Die jetzige Situation zeigt zudem die Divergenz der Recht-sprechung im Verwaltungsgerichtshof selbst auf. Von den drei "Steuerrechts-Senaten" hatten die Senate 14 und 15 den von ihnen behandelten Beschwerden keine Chance ge-lassen. Erst der in seiner Haltung deutlich kritischere Senat 13 hat sich nun entschlossen, den Verfassungsgerichtshof neuerlich einzuschalten.
Wege zum Anlassfall
In einem Rundschreiben der Kammer der Wirtschaftstreuhänder an ihre Mitglieder wird empfohlen, sämtliche bei den Behörden anhängige Berufungsverfahren (hinsichtlich Dienstgeberbeitrag bei der Finanzverwaltung) oder Vorstellungsverfahren (hinsichtlich der Kommunalsteuer) jeden-falls planmäßig weiter zu betreiben.
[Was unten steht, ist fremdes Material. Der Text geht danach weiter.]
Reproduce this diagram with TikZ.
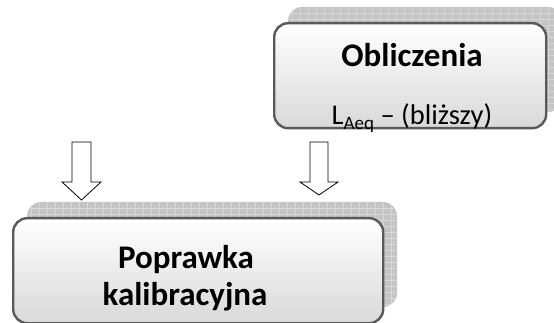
\documentclass[tikz,border=0pt]{standalone}
\usepackage{fontspec}
\setmainfont{Carlito}
\definecolor{shadowgray}{HTML}{C4C4C4}
\definecolor{gridgray}{HTML}{D6D6D6}
\definecolor{edgegray}{HTML}{595959}
\definecolor{boxbottom}{HTML}{D9D9D9}
\tikzset{
  backbox/.style={fill=shadowgray, rounded corners=14pt},
  frontbox/.style={draw=edgegray, line width=2.4pt, rounded corners=14pt, top color=white, bottom color=boxbottom},
  blockarrow/.style={draw=black, line width=0.8pt, fill=white, line join=miter},
  headtext/.style={font=\fontsize{33}{39}\selectfont\bfseries, anchor=base, inner sep=0pt},
  bodytext/.style={font=\fontsize{28.5}{34}\selectfont, anchor=base, inner sep=0pt},
}
\begin{document}
\begin{tikzpicture}[x=1pt,y=-1pt]
\useasboundingbox (0,0) rectangle (554,323);
\begin{scope}
\clip (0,0) rectangle (554,323);
% top box shadow
\path[backbox] (288,7) rectangle (562,112);
\begin{scope}
\clip[rounded corners=14pt] (288,7) rectangle (562,112);
\foreach \yy in {13,19,...,112} \draw[gridgray, line width=0.6pt] (288,\yy) -- (562,\yy);
\foreach \xx in {292,300,...,562} \draw[gridgray, line width=0.6pt] (\xx,7) -- (\xx,112);
\end{scope}
% bottom box shadow
\path[backbox] (27,202) rectangle (397,307);
\begin{scope}
\clip[rounded corners=14pt] (27,202) rectangle (397,307);
\foreach \yy in {208,214,...,307} \draw[gridgray, line width=0.6pt] (27,\yy) -- (397,\yy);
\foreach \xx in {31,39,...,397} \draw[gridgray, line width=0.6pt] (\xx,202) -- (\xx,307);
\end{scope}
% front boxes
\node[frontbox, minimum width=272pt, minimum height=105pt, anchor=north west, inner sep=0pt] (obl) at (273,22) {};
\node[frontbox, minimum width=370pt, minimum height=105pt, anchor=north west, inner sep=0pt] (pop) at (12,217) {};
% texts
\node[headtext] (t1) at (412,67) {Obliczenia};
\node[bodytext] (t2) at (412,125) {L\raisebox{-0.16em}{\fontsize{19}{22}\selectfont Aeq} – (bliższy)};
\node[headtext] (t3) at (186,268) {Poprawka};
\begin{scope}
\clip (0,0) rectangle (554,311);
\node[headtext] (t4) at (185,305) {kalibracyjna};
\end{scope}
% block arrows
\draw[blockarrow] (72,142) -- (91,142) -- (91,182) -- (101,182) -- (81.5,200) -- (62,182) -- (72,182) -- cycle;
\draw[blockarrow] (310,142) -- (328,142) -- (328,182) -- (338,182) -- (319,195) -- (300,182) -- (310,182) -- cycle;
\end{scope}
\end{tikzpicture}
\end{document}
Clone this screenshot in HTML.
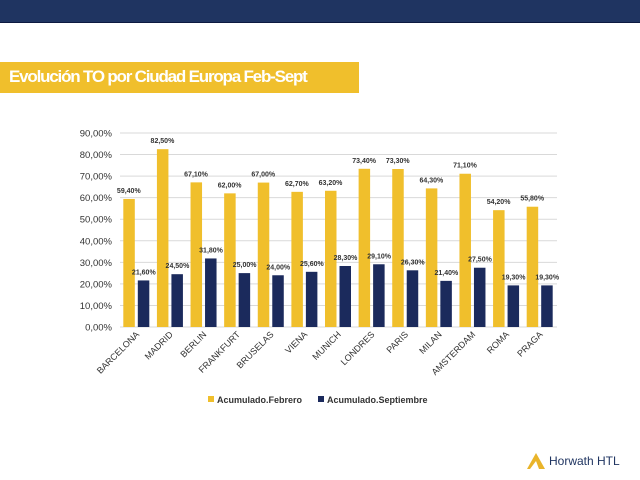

Um in die mögliche Anlassfallwirkung einer erhofften Gesetzesaufhebung durch den Verfassungsgerichtshof zu kommen, sollte in jedem einzelnen Fall eine VfGH-Beschwerde eingebracht werden, heißt es in der Empfehlung.
In Fällen, in denen es noch keine bescheidmäßigen Festsetzungen gibt, sollten solche Festsetzungen beantragt werden, damit deren Bekämpfung und Anlassfallgeltung möglich wird. Hinsichtlich der laufenden Abgaben sollte nach Ansicht der Kammer weiterhin die monatliche Meldung der Steuerbeträge beachtet werden, allerdings mit gleichzeitiger Stundung, allenfalls Bekämpfung eines folgenden Festsetzungsbescheides.
Angst vor Massenbeschwerden
Der Fachsenat der Kammer glaubt, dass im Fall der erhofften Gesetzesaufhebung - ähnlich wie seinerzeit bei der Mindestkörperschaftsteuer - auch bereits rechtskräftige Abgabenfestsetzungen aufgehoben werden; sicher sei das aber nicht.
Dazu unterstützend planen die Treuhänder, beim Verfassungsgericht anzuregen, dass ein aufhebendes Erkenntnis allen im Rechtsmittelverfahren befindlichen Fällen (auch den rechtskräftig entschiedenen) zugute kommen möge. Ein Vorschlag, der auch dem Gerichtshof gefallen müsste, weil die zu erwartenden Massenbeschwerden auf diese Weise abgeblockt werden könnten.